McVey will also now take up the task of growing an endowment for the Committee, something Jones prioritized over the course of the previous term.
Jones secured an additional $60,000 for the Committee, spread over the course of three years from the President’s Office, and she began the work of reconnecting with UJC alumni by collecting contacts and compiling a newsletter detailing the Committee’s work over the past decade. McVey said she would like to continue the work Jones started, and she plans to defer to the expertise of executive members leading the alumni relations and endowment committee.
As a leader, McVey hopes to exemplify humility and elevate other members of the Committee to do their best work in their areas of expertise.

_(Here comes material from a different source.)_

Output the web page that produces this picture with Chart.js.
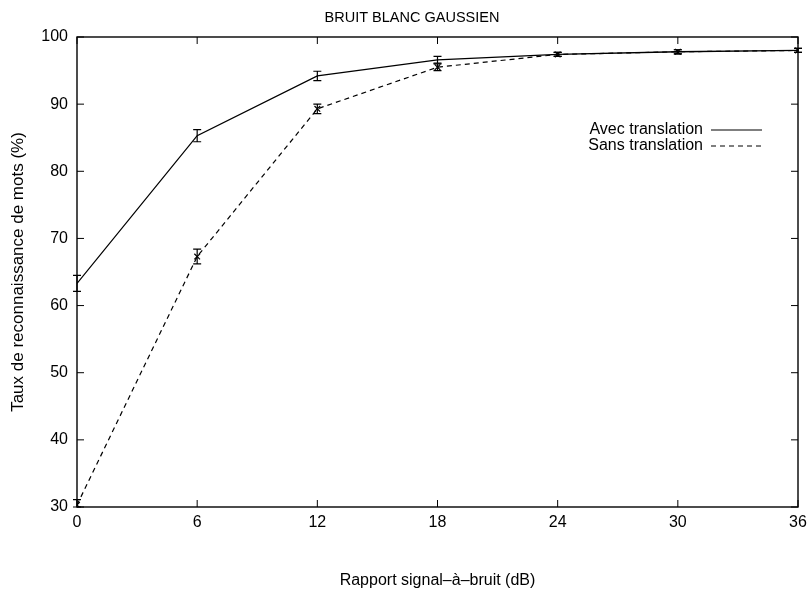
<!DOCTYPE html>
<html>
<head>
<meta charset="utf-8">
<script src="https://cdn.jsdelivr.net/npm/chart.js@4.4.0/dist/chart.umd.min.js"></script>
<style>
html,body{margin:0;padding:0;background:#fff;}
#wrap{width:807px;height:592px;}
</style>
</head>
<body>
<div id="wrap"><canvas id="c" width="807" height="592"></canvas></div>
<script>
const snrDb = [0, 6, 12, 18, 24, 30, 36];
const avecValues = [63.3, 85.3, 94.2, 96.6, 97.4, 97.8, 98.0];
const avecErrors = [1.2, 0.9, 0.7, 0.5, 0.3, 0.3, 0.3];
const sansValues = [30.3, 67.3, 89.3, 95.5, 97.4, 97.8, 98.0];
const sansErrors = [0.8, 1.1, 0.7, 0.5, 0.3, 0.3, 0.3];
const xTicks = [0, 6, 12, 18, 24, 30, 36];
const yTicks = [30, 40, 50, 60, 70, 80, 90, 100];
const titleText = 'BRUIT BLANC GAUSSIEN';
const xTitle = 'Rapport signal\u2013\u00e0\u2013bruit (dB)';
const yTitle = 'Taux de reconnaissance de mots (%)';
const labelAvec = 'Avec translation';
const labelSans = 'Sans translation';

const FONT = "'Liberation Sans', Arial, Helvetica, sans-serif";

const toPts = (xs, ys) => xs.map((x, i) => ({x: x, y: ys[i]}));

const framePlugin = {
  id: 'frame',
  afterDatasetsDraw(chart) {
    const {ctx, chartArea: a, scales: {x, y}} = chart;
    ctx.save();
    ctx.strokeStyle = '#000';
    ctx.lineWidth = 1.4;
    ctx.strokeRect(a.left, a.top, a.right - a.left, a.bottom - a.top);
    ctx.lineWidth = 1;
    const tl = 7;
    ctx.beginPath();
    xTicks.forEach(v => {
      const px = x.getPixelForValue(v);
      ctx.moveTo(px, a.bottom); ctx.lineTo(px, a.bottom - tl);
      ctx.moveTo(px, a.top); ctx.lineTo(px, a.top + tl);
    });
    yTicks.forEach(v => {
      const py = y.getPixelForValue(v);
      ctx.moveTo(a.left, py); ctx.lineTo(a.left + tl, py);
      ctx.moveTo(a.right, py); ctx.lineTo(a.right - tl, py);
    });
    ctx.stroke();

    // error bars
    chart.data.datasets.forEach(ds => {
      ctx.lineWidth = 1.2;
      ctx.setLineDash([]);
      ctx.beginPath();
      ds.data.forEach((p, i) => {
        const e = ds.errors[i];
        const px = x.getPixelForValue(p.x);
        const y1 = y.getPixelForValue(Math.min(100, p.y + e));
        const y2 = y.getPixelForValue(Math.max(30, p.y - e));
        ctx.moveTo(px, y1); ctx.lineTo(px, y2);
        ctx.moveTo(px - 4, y1); ctx.lineTo(px + 4, y1);
        ctx.moveTo(px - 4, y2); ctx.lineTo(px + 4, y2);
      });
      ctx.stroke();
    });

    // title
    ctx.fillStyle = '#000';
    ctx.font = '14.5px ' + FONT;
    ctx.textAlign = 'center';
    ctx.textBaseline = 'middle';
    ctx.fillText(titleText, 412, 18);

    // y-axis title
    ctx.save();
    ctx.font = '17px ' + FONT;
    ctx.translate(18, (a.top + a.bottom) / 2);
    ctx.rotate(-Math.PI / 2);
    ctx.fillText(yTitle, 0, 0);
    ctx.restore();

    // legend
    ctx.font = '16px ' + FONT;
    ctx.textAlign = 'right';
    const rows = [130, 146];
    chart.data.datasets.forEach((ds, i) => {
      ctx.fillText(ds.label, 703, rows[i]);
      ctx.beginPath();
      ctx.lineWidth = 1.2;
      ctx.setLineDash(ds.borderDash || []);
      ctx.moveTo(711, rows[i]); ctx.lineTo(762, rows[i]);
      ctx.stroke();
    });
    ctx.restore();
  }
};

new Chart(document.getElementById('c'), {
  type: 'line',
  data: {
    datasets: [
      {
        label: labelAvec,
        data: toPts(snrDb, avecValues),
        errors: avecErrors,
        borderColor: '#000',
        borderWidth: 1.3,
        pointRadius: 0,
        fill: false,
        tension: 0
      },
      {
        label: labelSans,
        data: toPts(snrDb, sansValues),
        errors: sansErrors,
        borderColor: '#000',
        borderWidth: 1.2,
        borderDash: [5, 4],
        pointStyle: 'crossRot',
        pointRadius: 4,
        pointBorderWidth: 1.2,
        pointBorderColor: '#000',
        fill: false,
        tension: 0
      }
    ]
  },
  options: {
    responsive: false,
    animation: false,
    events: [],
    layout: {padding: {top: 37, left: 0, right: 9, bottom: 0}},
    plugins: {
      legend: {display: false},
      title: {display: false},
      tooltip: {enabled: false}
    },
    scales: {
      x: {
        type: 'linear',
        min: 0, max: 36,
        afterBuildTicks: s => { s.ticks = xTicks.map(v => ({value: v})); },
        afterFit: s => { s.height = 85; s.paddingLeft = 0; s.paddingRight = 0; },
        grid: {display: false, drawTicks: false},
        border: {display: false},
        ticks: {color: '#000', font: {family: FONT, size: 16}, padding: 6, maxRotation: 0},
        title: {display: true, text: xTitle, color: '#000', font: {family: FONT, size: 16}, padding: {top: 0, bottom: 2}}
      },
      y: {
        type: 'linear',
        min: 30, max: 100,
        afterBuildTicks: s => { s.ticks = yTicks.map(v => ({value: v})); },
        afterFit: s => { s.width = 77; s.paddingTop = 0; s.paddingBottom = 0; },
        grid: {display: false, drawTicks: false},
        border: {display: false},
        ticks: {color: '#000', font: {family: FONT, size: 16}, padding: 9}
      }
    }
  },
  plugins: [framePlugin]
});
</script>
</body>
</html>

“One of my strengths is recognizing … my own weaknesses, but I think that helps me, and that I see how those are balanced out by the strengths of others,” McVey said. “I want to be a leader that definitely makes people feel confident enough to spearhead their own initiatives.”
McVey said that the model of student self-governance forming the backbone of the UJC’s work is essential due to students’ expertise on the student experience. She said that the peer-to-peer nature of the Committee’s work characterizes the interactions as less adversarial and more collaborative.
“There's conversations that happen in that deliberation room that include details that just never would find their way into a conversation between administrators who don't have the student experience,” McVey said. “That sort of knowledge and expertise that comes from living the student experience currently is something that's completely invaluable.”
A previous version of this article had incorrectly stated that the Vice Chair for Sanctions was the Vice President of Sanctions. It also incorrectly stated that the hazing subcommittee was on the executive committee and that the FYJC was not when it is, in fact, the opposite. The article also misquoted McVey on one word. The article has been updated to reflect these changes.